Percakapan terus-menerus ini meniscayakan keberadaan satu wahana ‘netral’ di mana semua pihak berada dalam posisi sama guna menjamin percakapan yang fair. Wahana netral itu adalah common denominator (platform bersama) yang memberi semua warga negara akses setara pada proses diskursif seputar masalah publik.

Dalam konteks Indonesia, founding persons kita memilih format negara republik berbasiskan Pancasila sebagai common denominator itu. Di dalam republik (dari kata res publica, kepentingan umum), warga adalah dia yang terlibat secara bebas dan setara dalam praktik mempertahankan kepentingan umum (common good). Sementara itu, posisi netral sebagai syarat keterlibatan bebas dan setara itu dimediasi Pancasila sebagai common denominator. Inilah konsensus yang menjamin semua warga memiliki kesamaan hak dan kewajiban serta tunduk pada supremasi hukum (rule of law).

Beranjak dari sini, Pancasila memiliki dua fungsi: sebagai dasar negara yang menjadi sumber dari segala sumber hukum dan dasar filsafat negara (ideologi, philosofische grondslag) yang memberikan orientasi normatif (baik dan buruk) bagi perilaku berbangsa kita. Sayangnya, sebagian warga negara Indonesia kini justru mulai mengunggulkan nilai dan tafsir keyakinannya sendiri. Artinya, terjadi rasa tidak percaya terhadap proses konstitusional dan hukum ketika beberapa kelompok memperjuangkan aspirasi mereka.

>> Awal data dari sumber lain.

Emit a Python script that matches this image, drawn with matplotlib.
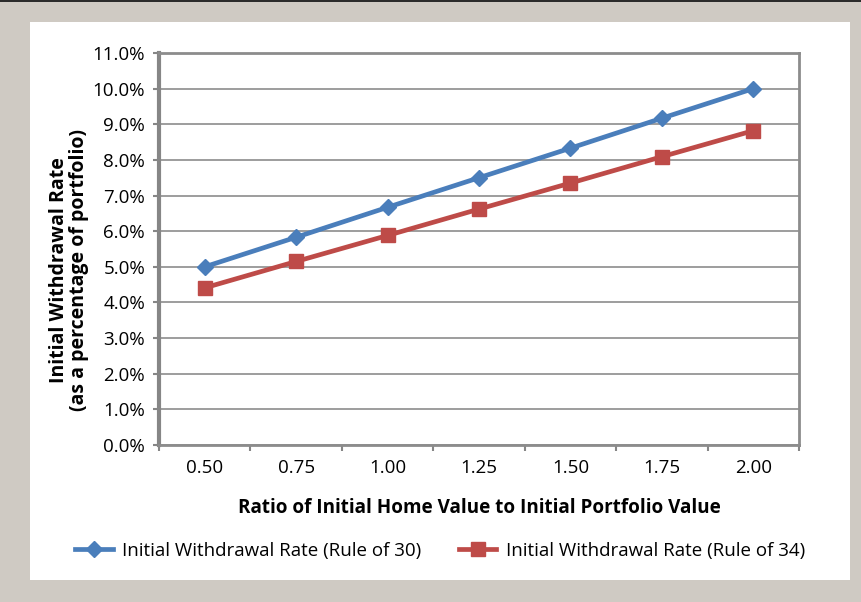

Maka itu, fitrah Pancasila sebagai common denominator harus dihadirkan kembali dalam laku kehidupan warga negara. Solusi konkretnya: mengaktifkan pranata sosialisasi Pancasila. Tujuannya, menanamkan nilai-nilai Pancasila supaya semua warga negara memiliki kesadaran sebagai bagian dari komunitas-warga yang menurut Yudi Latif (Negara Paripurna, Gramedia, 2012) memiliki budaya keadaban (civic culture). Salah satu caranya, kita bisa menghidupkan kembali mata ajar dan kuliah Pancasila dalam paket lebih utuh yang terdiri atas Filsafat Pancasila—atau Etika/Budi Pekerti Pancasila untuk pendidikan dasar—Pendidikan Pancasila, Pendidikan Kewarganegaraan (Pkn), dan Kepancasilaan (Pancasila virtues) yang merupakan implementasi konkret dari mata ajar Pendidikan Pancasila.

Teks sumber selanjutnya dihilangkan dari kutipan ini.